- Your instructions: Write out exactly the lines running from the one that contains "Clone this diagram in TikZ." through the end of the material.

- Supplied records:
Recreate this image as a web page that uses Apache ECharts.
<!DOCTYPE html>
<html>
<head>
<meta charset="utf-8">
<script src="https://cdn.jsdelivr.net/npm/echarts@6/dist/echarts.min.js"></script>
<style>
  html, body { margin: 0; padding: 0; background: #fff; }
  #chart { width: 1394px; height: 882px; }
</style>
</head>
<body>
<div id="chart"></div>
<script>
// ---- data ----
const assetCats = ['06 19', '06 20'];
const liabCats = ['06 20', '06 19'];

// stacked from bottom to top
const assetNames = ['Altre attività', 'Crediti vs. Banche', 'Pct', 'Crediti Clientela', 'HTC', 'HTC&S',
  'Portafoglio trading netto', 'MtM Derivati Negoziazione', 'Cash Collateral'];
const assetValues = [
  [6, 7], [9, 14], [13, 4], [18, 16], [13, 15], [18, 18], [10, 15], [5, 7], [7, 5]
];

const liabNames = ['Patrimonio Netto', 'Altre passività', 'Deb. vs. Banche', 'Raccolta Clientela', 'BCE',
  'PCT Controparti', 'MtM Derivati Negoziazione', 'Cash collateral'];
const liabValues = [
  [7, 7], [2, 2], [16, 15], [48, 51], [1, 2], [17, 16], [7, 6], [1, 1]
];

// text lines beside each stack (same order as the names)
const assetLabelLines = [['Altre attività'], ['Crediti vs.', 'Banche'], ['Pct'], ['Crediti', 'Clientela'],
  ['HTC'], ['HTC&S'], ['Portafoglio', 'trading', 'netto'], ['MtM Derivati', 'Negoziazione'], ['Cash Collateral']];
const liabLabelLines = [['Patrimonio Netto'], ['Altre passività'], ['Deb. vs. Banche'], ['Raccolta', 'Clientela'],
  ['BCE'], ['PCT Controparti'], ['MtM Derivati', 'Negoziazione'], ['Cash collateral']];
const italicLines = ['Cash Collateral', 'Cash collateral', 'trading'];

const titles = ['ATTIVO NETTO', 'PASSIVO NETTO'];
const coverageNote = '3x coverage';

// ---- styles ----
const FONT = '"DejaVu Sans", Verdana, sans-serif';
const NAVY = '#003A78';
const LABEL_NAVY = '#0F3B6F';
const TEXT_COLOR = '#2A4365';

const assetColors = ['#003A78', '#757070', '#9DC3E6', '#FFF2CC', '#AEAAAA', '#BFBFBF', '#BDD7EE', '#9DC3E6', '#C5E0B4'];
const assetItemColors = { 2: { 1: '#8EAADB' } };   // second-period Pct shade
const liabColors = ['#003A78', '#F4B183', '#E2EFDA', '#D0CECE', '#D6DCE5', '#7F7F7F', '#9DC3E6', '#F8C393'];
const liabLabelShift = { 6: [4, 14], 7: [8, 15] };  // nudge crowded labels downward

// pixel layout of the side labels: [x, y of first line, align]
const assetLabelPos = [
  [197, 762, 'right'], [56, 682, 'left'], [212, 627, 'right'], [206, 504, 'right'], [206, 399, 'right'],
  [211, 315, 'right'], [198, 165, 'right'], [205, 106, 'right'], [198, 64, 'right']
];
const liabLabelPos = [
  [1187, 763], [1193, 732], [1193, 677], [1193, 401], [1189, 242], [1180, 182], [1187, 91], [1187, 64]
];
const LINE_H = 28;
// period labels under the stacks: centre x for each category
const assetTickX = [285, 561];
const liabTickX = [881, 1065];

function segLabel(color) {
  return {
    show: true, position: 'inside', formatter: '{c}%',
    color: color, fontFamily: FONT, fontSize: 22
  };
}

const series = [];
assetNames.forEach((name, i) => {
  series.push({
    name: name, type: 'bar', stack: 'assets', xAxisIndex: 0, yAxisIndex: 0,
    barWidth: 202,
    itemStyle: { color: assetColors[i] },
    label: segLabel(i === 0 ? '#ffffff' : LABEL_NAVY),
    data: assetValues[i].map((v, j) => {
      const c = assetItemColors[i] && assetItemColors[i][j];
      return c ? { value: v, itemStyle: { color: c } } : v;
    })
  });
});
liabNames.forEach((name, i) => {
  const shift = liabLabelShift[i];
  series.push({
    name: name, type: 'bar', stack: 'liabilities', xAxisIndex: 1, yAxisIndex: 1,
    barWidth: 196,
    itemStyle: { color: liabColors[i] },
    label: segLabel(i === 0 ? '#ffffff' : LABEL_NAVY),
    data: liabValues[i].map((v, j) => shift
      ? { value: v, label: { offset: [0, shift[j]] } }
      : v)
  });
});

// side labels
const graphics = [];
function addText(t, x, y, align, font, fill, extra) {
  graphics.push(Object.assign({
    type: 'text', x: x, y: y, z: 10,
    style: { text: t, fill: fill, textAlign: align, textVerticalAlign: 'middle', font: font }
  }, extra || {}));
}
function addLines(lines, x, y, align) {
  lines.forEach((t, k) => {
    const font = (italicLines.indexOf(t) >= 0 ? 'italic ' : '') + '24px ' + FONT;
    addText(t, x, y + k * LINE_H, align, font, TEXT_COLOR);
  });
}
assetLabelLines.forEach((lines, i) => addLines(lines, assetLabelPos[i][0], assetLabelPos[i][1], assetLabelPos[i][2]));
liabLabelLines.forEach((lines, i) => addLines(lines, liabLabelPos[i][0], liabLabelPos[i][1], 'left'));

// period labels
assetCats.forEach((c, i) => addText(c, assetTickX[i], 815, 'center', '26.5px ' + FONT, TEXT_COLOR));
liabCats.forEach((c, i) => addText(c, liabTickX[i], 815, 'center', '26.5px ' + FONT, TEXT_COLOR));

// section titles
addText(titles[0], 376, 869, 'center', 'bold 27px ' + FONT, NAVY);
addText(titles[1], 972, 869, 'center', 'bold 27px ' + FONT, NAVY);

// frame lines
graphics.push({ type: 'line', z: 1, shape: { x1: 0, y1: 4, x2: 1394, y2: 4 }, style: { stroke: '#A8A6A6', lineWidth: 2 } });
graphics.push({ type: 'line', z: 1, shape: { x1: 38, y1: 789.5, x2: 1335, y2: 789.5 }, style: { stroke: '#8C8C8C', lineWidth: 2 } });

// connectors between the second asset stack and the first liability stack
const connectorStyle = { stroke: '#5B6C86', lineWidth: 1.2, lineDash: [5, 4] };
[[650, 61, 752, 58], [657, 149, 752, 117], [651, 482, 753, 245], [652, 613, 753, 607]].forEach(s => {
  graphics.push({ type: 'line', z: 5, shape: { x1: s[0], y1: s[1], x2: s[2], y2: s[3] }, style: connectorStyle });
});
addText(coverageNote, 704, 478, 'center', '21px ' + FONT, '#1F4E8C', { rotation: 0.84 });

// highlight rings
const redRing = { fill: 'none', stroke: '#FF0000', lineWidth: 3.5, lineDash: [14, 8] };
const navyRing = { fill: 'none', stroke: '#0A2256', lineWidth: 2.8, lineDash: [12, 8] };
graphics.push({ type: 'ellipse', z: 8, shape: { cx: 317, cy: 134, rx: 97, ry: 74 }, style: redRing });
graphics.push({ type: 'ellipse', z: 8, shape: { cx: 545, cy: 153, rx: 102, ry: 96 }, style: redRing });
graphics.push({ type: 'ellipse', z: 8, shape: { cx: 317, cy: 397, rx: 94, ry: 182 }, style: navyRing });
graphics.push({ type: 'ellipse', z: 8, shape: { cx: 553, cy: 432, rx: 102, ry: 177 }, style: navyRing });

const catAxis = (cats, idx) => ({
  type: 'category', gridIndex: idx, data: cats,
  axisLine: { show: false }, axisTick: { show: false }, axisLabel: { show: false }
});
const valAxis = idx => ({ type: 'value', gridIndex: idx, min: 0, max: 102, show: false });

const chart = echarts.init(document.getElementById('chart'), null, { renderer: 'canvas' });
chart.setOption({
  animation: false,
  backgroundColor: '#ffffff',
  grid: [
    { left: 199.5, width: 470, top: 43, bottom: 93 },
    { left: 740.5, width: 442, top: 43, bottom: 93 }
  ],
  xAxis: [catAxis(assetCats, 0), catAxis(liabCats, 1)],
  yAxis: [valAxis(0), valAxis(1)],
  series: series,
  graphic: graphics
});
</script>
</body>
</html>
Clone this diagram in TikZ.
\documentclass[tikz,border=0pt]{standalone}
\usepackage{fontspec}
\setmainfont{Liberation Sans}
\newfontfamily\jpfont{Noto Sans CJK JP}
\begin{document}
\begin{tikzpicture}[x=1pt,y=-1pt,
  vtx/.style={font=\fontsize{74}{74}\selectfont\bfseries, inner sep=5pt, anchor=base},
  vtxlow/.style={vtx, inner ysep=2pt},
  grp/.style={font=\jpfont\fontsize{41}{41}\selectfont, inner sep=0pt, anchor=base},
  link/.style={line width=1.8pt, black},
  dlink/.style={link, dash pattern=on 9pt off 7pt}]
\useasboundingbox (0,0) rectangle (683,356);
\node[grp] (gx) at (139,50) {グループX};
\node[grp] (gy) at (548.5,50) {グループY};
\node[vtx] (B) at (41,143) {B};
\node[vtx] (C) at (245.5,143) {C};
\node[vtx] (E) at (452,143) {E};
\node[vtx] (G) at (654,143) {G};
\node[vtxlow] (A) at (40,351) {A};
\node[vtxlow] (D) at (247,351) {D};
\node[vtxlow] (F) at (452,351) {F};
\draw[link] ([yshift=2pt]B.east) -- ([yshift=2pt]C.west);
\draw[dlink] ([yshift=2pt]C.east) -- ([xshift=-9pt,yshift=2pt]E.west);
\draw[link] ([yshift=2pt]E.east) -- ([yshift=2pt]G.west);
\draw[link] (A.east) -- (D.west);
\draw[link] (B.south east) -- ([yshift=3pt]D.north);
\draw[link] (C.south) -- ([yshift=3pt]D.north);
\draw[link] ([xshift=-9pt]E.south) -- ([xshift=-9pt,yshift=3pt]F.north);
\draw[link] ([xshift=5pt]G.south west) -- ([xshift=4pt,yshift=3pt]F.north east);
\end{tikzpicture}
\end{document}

- Reply:
Clone this diagram in TikZ.
\documentclass[tikz,border=0pt]{standalone}
\usepackage{fontspec}
\setmainfont{Liberation Sans}
\newfontfamily\jpfont{Noto Sans CJK JP}
\begin{document}
\begin{tikzpicture}[x=1pt,y=-1pt,
  vtx/.style={font=\fontsize{74}{74}\selectfont\bfseries, inner sep=5pt, anchor=base},
  vtxlow/.style={vtx, inner ysep=2pt},
  grp/.style={font=\jpfont\fontsize{41}{41}\selectfont, inner sep=0pt, anchor=base},
  link/.style={line width=1.8pt, black},
  dlink/.style={link, dash pattern=on 9pt off 7pt}]
\useasboundingbox (0,0) rectangle (683,356);
\node[grp] (gx) at (139,50) {グループX};
\node[grp] (gy) at (548.5,50) {グループY};
\node[vtx] (B) at (41,143) {B};
\node[vtx] (C) at (245.5,143) {C};
\node[vtx] (E) at (452,143) {E};
\node[vtx] (G) at (654,143) {G};
\node[vtxlow] (A) at (40,351) {A};
\node[vtxlow] (D) at (247,351) {D};
\node[vtxlow] (F) at (452,351) {F};
\draw[link] ([yshift=2pt]B.east) -- ([yshift=2pt]C.west);
\draw[dlink] ([yshift=2pt]C.east) -- ([xshift=-9pt,yshift=2pt]E.west);
\draw[link] ([yshift=2pt]E.east) -- ([yshift=2pt]G.west);
\draw[link] (A.east) -- (D.west);
\draw[link] (B.south east) -- ([yshift=3pt]D.north);
\draw[link] (C.south) -- ([yshift=3pt]D.north);
\draw[link] ([xshift=-9pt]E.south) -- ([xshift=-9pt,yshift=3pt]F.north);
\draw[link] ([xshift=5pt]G.south west) -- ([xshift=4pt,yshift=3pt]F.north east);
\end{tikzpicture}
\end{document}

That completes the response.